While unit volumes in these markets are smaller, pricing and margins can be attractive, and deployed systems tend to remain active for long periods. Successful entry here can provide stable, long-duration revenue streams and validate IP for use in other regulated industries.

Geographic expansion and supply chain sovereignty

Geopolitical considerations increasingly influence architecture decisions. Governments and companies in multiple regions are evaluating alternatives to reduce dependence on a small number of IP providers. This dynamic expands the number of programs that consider RISC-V as a default option rather than a niche choice.

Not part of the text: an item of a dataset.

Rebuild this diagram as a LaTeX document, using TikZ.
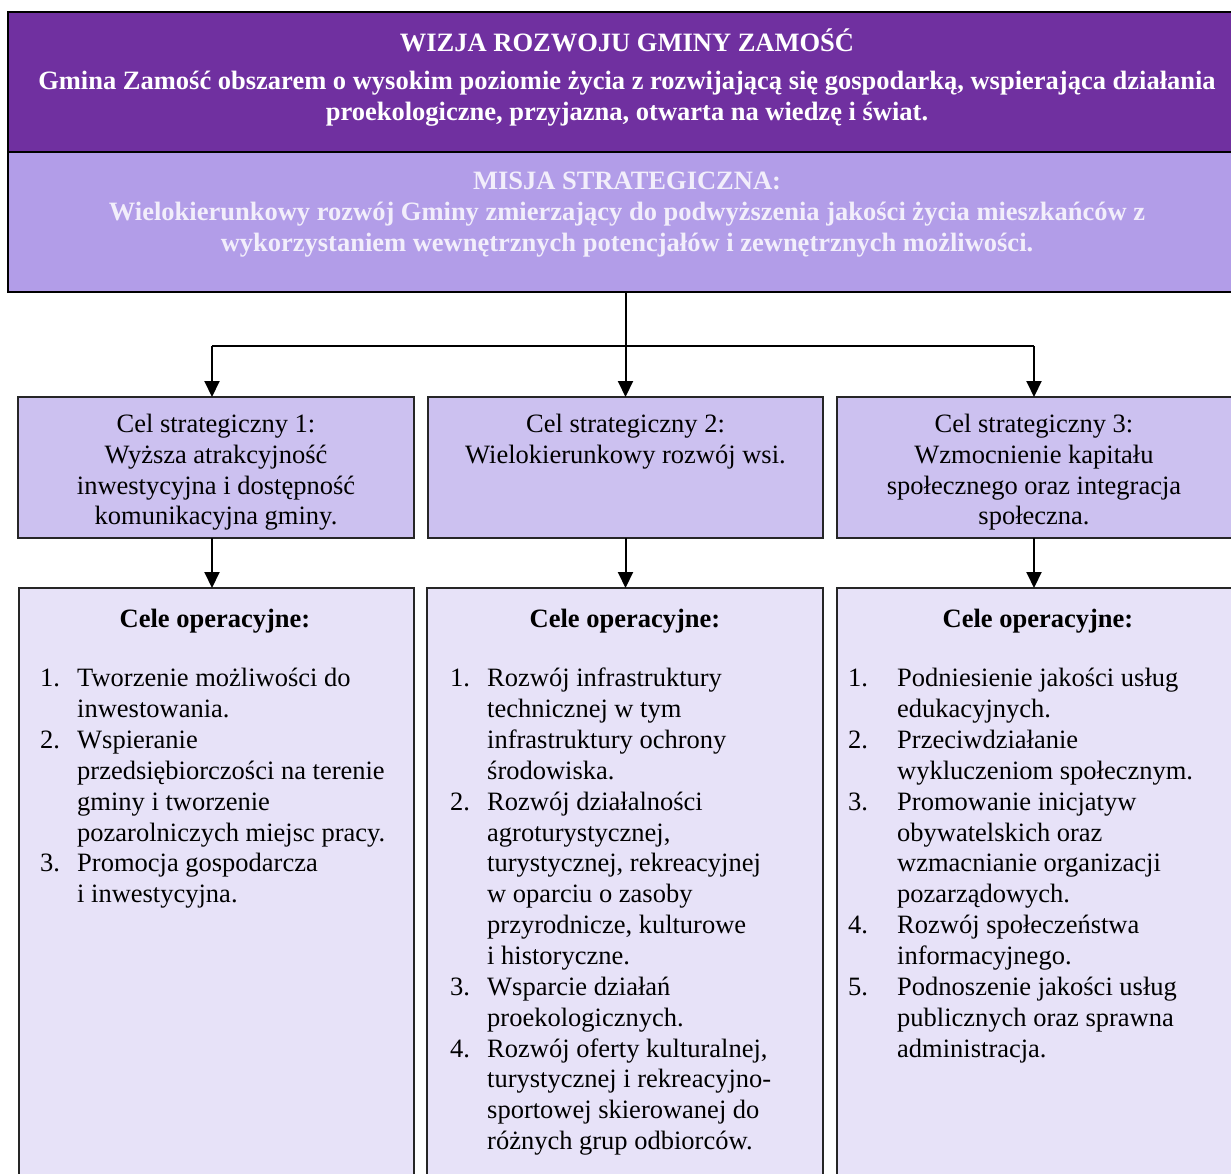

However, this expansion does not automatically benefit SiFive. Local vendors, state-backed initiatives, and regionally aligned ecosystems can capture a significant share of this demand. SiFive’s advantage emerges when customers prioritize performance, certification depth, and ecosystem maturity over local sourcing alone.

Risks

Arm pricing pressure: Arm's expansion of its Flexible Access program directly targets SiFive's cost advantage by reducing upfront licensing fees for competing architectures. If Arm continues aggressive pricing while maintaining its software ecosystem advantages, SiFive may struggle to win new design opportunities despite RISC-V's open-source benefits.

Ecosystem maturity gap: RISC-V lacks the mature software tools, operating system support, and third-party IP ecosystem that Arm has built over decades. Customers face higher integration costs and longer development cycles when choosing RISC-V, limiting adoption to applications where the architecture's benefits clearly outweigh these disadvantages.

Customer concentration risk: With revenue concentrated among top semiconductor companies, SiFive faces significant exposure if major customers reduce RISC-V investments or develop internal alternatives. Intel's abandonment of its RISC-V project and Meta's acquisition of Rivos demonstrate how strategic shifts at large customers can eliminate substantial market opportunities.